The AFR reports today that Scott Morrison is advocating increasing supply as the recipe to solve the current housing issues, and is standing firm against a crescendo of calls to curb negative gearing tax breaks (though may be more amenable to capital gains changes).
I was reflecting on the current state of play, given RBA, APRA, ASIC (three members of the Council of Financial Regulators – the Treasury being the fourth) are all underscoring the risks in the housing sector. Investors are in the firing line. Logically, negative gearing should be curbed.
But then I started to consider the political agenda, and wondered if there are parallels with the second class service the current NBN solution is delivering; at least to me. Essentially, Turnbull wound back Labor’s fibre to the end-point solution by arguing that there was a better, cheaper, quicker way. It became do anything BUT what Labor proposed. The result, in my case at least is a slow, unreliable NBN solution, unable to deliver acceptable bandwidth at peak times, and no upgrade path. The political battle may have been won, but the end outcome is frankly horrid. As a digital business we suffer the result every day! The cabinets on the local street corners (now daubed with tags and grafiti) will be a lasting tangible monument to a politically catalysed outcome.

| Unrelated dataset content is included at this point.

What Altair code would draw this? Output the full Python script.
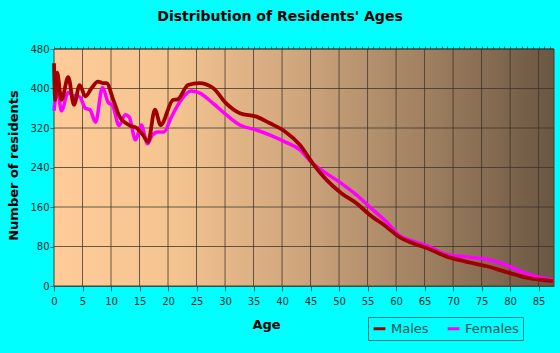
import altair as alt
import pandas as pd

male_age = [0, 0.2, 0.55, 1.3, 2.5, 3.5, 4.5, 5.5, 6.6, 7.7, 8.6, 9.2, 10.4, 11.5, 13.3, 14.5, 15.6, 16.5,
            17.7, 18.7, 20.9, 21.7, 23.5, 25.5, 27.9, 30.2, 32.6, 35.5, 37.8, 40.5, 43.1, 45.4,
            47.8, 50.4, 53.1, 55.4, 58.3, 60.6, 62.4, 65.6, 68.8, 72.4, 75.9, 79.4, 82.9, 87.5]
male_val = [451, 377, 432, 377, 423, 367, 407, 384, 401, 414, 411, 411, 377, 343, 325, 320, 306, 292,
            357, 326, 377, 378, 407, 411, 401, 370, 350, 343, 330, 313, 286, 248,
            215, 188, 167, 144, 120, 99, 89, 76, 60, 49, 40, 28, 17, 10]

female_age = [0, 0.6, 1.3, 2.5, 3.5, 4.5, 5.5, 6.3, 7.3, 8.5, 9.5, 10.3, 11.4, 12.5, 13.2, 14.3, 15.3,
              16.4, 17.2, 18.2, 19.3, 20.5, 22.2, 24.0, 25.5, 27.9, 30.2, 32.6, 35.5, 37.8, 40.5,
              43.1, 45.4, 47.8, 50.4, 53.1, 55.4, 58.3, 60.6, 62.4, 65.6, 68.8, 72.4, 75.9, 79.4,
              82.9, 87.5]
female_val = [355, 398, 355, 392, 385, 383, 360, 357, 332, 402, 372, 365, 325, 347, 342, 296, 326,
              288, 305, 312, 312, 340, 375, 395, 391, 370, 347, 326, 316, 306, 292,
              276, 248, 228, 208, 184, 160, 130, 102, 93, 81, 64, 59, 54, 42,
              25, 12]

x_range = [0, 87.7]
y_range = [0, 480]
x_major = list(range(0, 90, 5))
x_minor = list(range(0, 88, 1))
y_ticks = [0, 80, 160, 240, 320, 400, 480]
series = ["Males", "Females"]
series_colors = ["#A00000", "#FF00FF"]

males = pd.DataFrame({"age": male_age, "residents": male_val, "sex": "Males"})
females = pd.DataFrame({"age": female_age, "residents": female_val, "sex": "Females"})
panel = pd.DataFrame({"x": [x_range[0]], "x2": [x_range[1]], "y": [y_range[0]], "y2": [y_range[1]]})
vgrid = pd.DataFrame({"age": x_major[1:]})
hgrid = pd.DataFrame({"residents": y_ticks[1:]})

x_scale = alt.Scale(domain=x_range, nice=False, zero=False)
y_scale = alt.Scale(domain=y_range, nice=False)
color_scale = alt.Scale(domain=series, range=series_colors)

label_color = "#0A2A2A"
axis_color = "#007070"
grid_color = "#3A3028"

x_axis = alt.Axis(values=x_major, title="Age", grid=False,
                  tickSize=5, tickColor=axis_color, domainColor=axis_color, labelPadding=5,
                  labelFontSize=10, labelColor=label_color, labelFont="DejaVu Sans",
                  titleFont="DejaVu Sans", titleFontSize=13, titleFontWeight="bold",
                  titleColor="#000000", titleX=212, titleY=38, titleAlign="center",
                  titleBaseline="middle", labelFlush=False)
x_minor_axis = alt.Axis(values=x_minor, title=None, labels=False, grid=False, domain=False,
                        tickSize=3, tickColor=axis_color)
y_axis = alt.Axis(values=y_ticks, title="Number of residents", grid=False,
                  tickSize=4, tickColor=axis_color, domainColor=axis_color,
                  labelPadding=1, labelFontSize=10, labelColor=label_color, labelFont="DejaVu Sans",
                  titleFont="DejaVu Sans", titleFontSize=13, titleFontWeight="bold",
                  titleColor="#000000", titleX=-41, titleY=116, titleAlign="center",
                  titleBaseline="middle", labelFlush=False)

legend = alt.Legend(title=None, orient="none", legendX=314, legendY=268, direction="horizontal",
                    strokeColor="#1A7A7A", padding=4, labelFontSize=13, labelFont="DejaVu Sans",
                    labelColor="#005555", symbolType="stroke", symbolStrokeWidth=3, symbolSize=140,
                    columnPadding=12, labelOffset=4)

color = alt.Color("sex:N", scale=color_scale, legend=legend)

gradient = alt.LinearGradient(
    gradient="linear", x1=0, y1=0, x2=1, y2=0,
    stops=[
        alt.GradientStop(offset=0.0, color="#FFCC99"),
        alt.GradientStop(offset=0.25, color="#F3C390"),
        alt.GradientStop(offset=0.5, color="#CDA47C"),
        alt.GradientStop(offset=0.75, color="#9E7F60"),
        alt.GradientStop(offset=1.0, color="#6A5642"),
    ],
)

bg = alt.Chart(panel).mark_rect(fill=gradient, stroke="#4A3C30", strokeWidth=1).encode(
    x=alt.X("x:Q", scale=x_scale, axis=x_axis),
    x2="x2:Q",
    y=alt.Y("y:Q", scale=y_scale, axis=y_axis),
    y2="y2:Q",
)
vrules = alt.Chart(vgrid).mark_rule(color=grid_color, opacity=0.75, strokeWidth=1).encode(
    x=alt.X("age:Q", scale=x_scale, axis=x_minor_axis),
)
hrules = alt.Chart(hgrid).mark_rule(color=grid_color, opacity=0.75, strokeWidth=1).encode(
    y=alt.Y("residents:Q", scale=y_scale, axis=None),
)
f_line = alt.Chart(females).mark_line(interpolate="monotone", strokeWidth=3.5).encode(
    x=alt.X("age:Q", scale=x_scale, axis=None),
    y=alt.Y("residents:Q", scale=y_scale, axis=None),
    color=color,
)
m_line = alt.Chart(males).mark_line(interpolate="monotone", strokeWidth=3.8).encode(
    x=alt.X("age:Q", scale=x_scale, axis=None),
    y=alt.Y("residents:Q", scale=y_scale, axis=None),
    color=color,
)

chart = alt.layer(bg, vrules, hrules, f_line, m_line).resolve_axis(
    x="independent", y="independent"
).properties(
    width=500, height=237,
    title=alt.TitleParams("Distribution of Residents' Ages", font="DejaVu Sans", fontSize=14,
                          fontWeight="bold", color="#000000", anchor="middle", dx=-24, offset=20),
    autosize=alt.AutoSizeParams(type="none"),
    padding={"left": 54, "top": 49, "right": 6, "bottom": 67},
).configure(background="#00FFFF").configure_view(stroke=None)

chart.save("out.html", embed_options={"renderer": "svg", "actions": False})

But, now, are we seeing the same with Negative Gearing changes, which Labor proposed, and which have been opposed by the Government ever since? Has it become caught in the same trap as the NBN? Had Labor kept it’s power dry, would we have seen changes to negative gearing already?
Could it be that on principle, the Government won’t concede this to Labor, and so will literally go round the houses to avoid changes to negative gearing?
This despite the many calls, from responsible and well informed sources who say that it is the tax breaks which are driving the investment property sector. This is also confirmed in our surveys.
Will the legacy of the unwillingness to tackle such a core element in the landscape cost us a housing crash? As we argued recently, it is looking more likely that we will need a correction to defuse the current heady trends.
But if the needs for a political wins outweighs good policy, it is highly likely we will get the housing equivalent of the NBN. We think Australia deserves better.